5 Fakta JK Jadi Saksi Karen Agustiawan: Singgung Jokowi, Bingung Eks Dirut Pertamina Jadi Terdakwa
Jusuf Kalla menjadi saksi sidang korupsi pengadaan proyek pengadaan gas alam cair atau liquefied natural gas (LNG) di PT Pertamina (Persero).
Editor: Muhammad Zulfikar
TRIBUNNEWS.COM, JAKARTA - Wakil Presiden ke-10 dan ke-12 RI, Jusuf Kalla (JK) mendatangi Pengadilan Tindak Pidana Korupsi (Tipikor) Jakarta Pusat, Kamis (16/5/2024).
Jusuf Kalla menjadi saksi sidang korupsi pengadaan proyek pengadaan gas alam cair atau liquefied natural gas (LNG) di PT Pertamina (Persero) periode 2011-2021.
Baca juga: Jusuf Kalla Tiba-tiba Sambangi Pengadilan Tipikor, Jadi Saksi Kasus Apa?
Mantan Ketua Umum Golkar itu menjadi saksi meringankan untuk terdakwa eks Direktur Utama (Dirut) PT Pertamina Galaila Karen Kardinah atau akrab disapa Karen Agustiawan.
Pernyataan Jusuf Kalla dalam persidangan tersebut cukup menyita perhatian, berikut Tribunnews.com rangkum.
1. Singgung Jokowi
Jusuf Kalla menyinggung kebijakan impor energi yang dilakukan pada masa Presiden Joko Widodo (Jokowi).
Hal ini dinyatakan JK saat menjadi saksi a de charge atau saksi meringankan bagi mantan Dirut Pertamina, Karen Agustiawan yang didakwa terkait korupsi LNG.
JK menjadi saksi di persidangan Kamis (16/5/2024) di Pengadiln Tindak Pidana Korupsi Jakarta Pusat.
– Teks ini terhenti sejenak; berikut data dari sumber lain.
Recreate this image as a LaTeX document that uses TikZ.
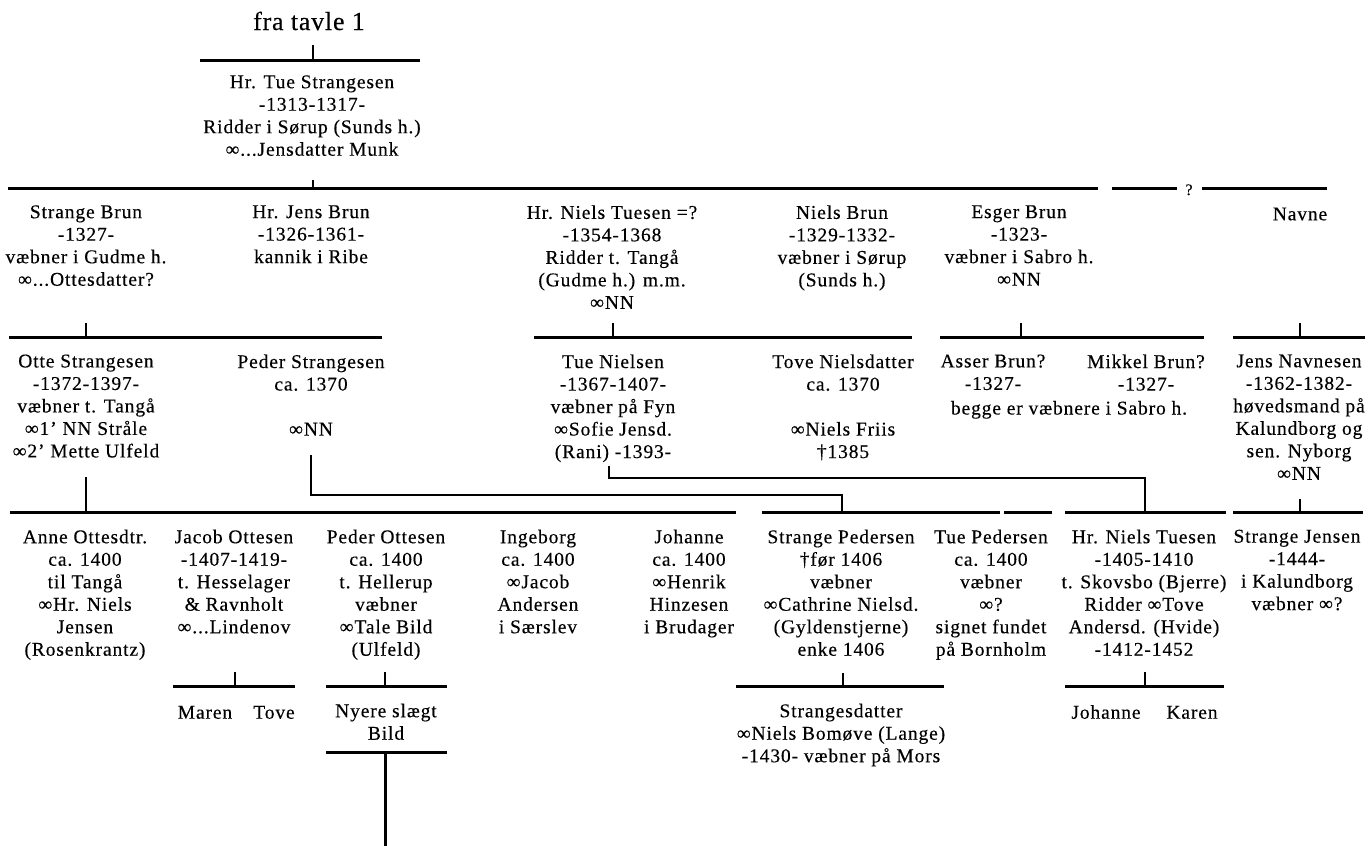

Pada persidangan ini JK cenderung menerangkan terkait kebijakan pemerintah terkait energi.
Dari keterangannya, JK sempat menyinggung aksi Jokowi yang banyak mengimpor, terlebih dari Cina.
Katanya, kebijakan demikian merupakan hasil dari produk aturan yang sudah ada sejak zaman JK pertama kali menjadi Wapres.
"Memang pada tahun waktu kunjungan Pak Jokowi memang banyak menandatangi persetujuan, termasuk persetujuan tentang pemenuhan gas dalam negeri dari impor Cina. Jadi juga itu, karena memang sebelumnya mempunyai suatu peraturan tentang itu," kata JK yang duduk di kursi saksi.
JK mengungkapkan bahwa kebijakan itu merupakan wajar untuk menjaga ketahanan energi nasional.
Menurutnya hal itu juga dapat menarik perhatian para investor asing ke Indonesia.
Dia pun mengibaratkan pemenuhan kebutuhan energi nasional dan investasi layaknya hubungan ayam dan telur alias tidak bisa diplih mana yang lebih dulu ada.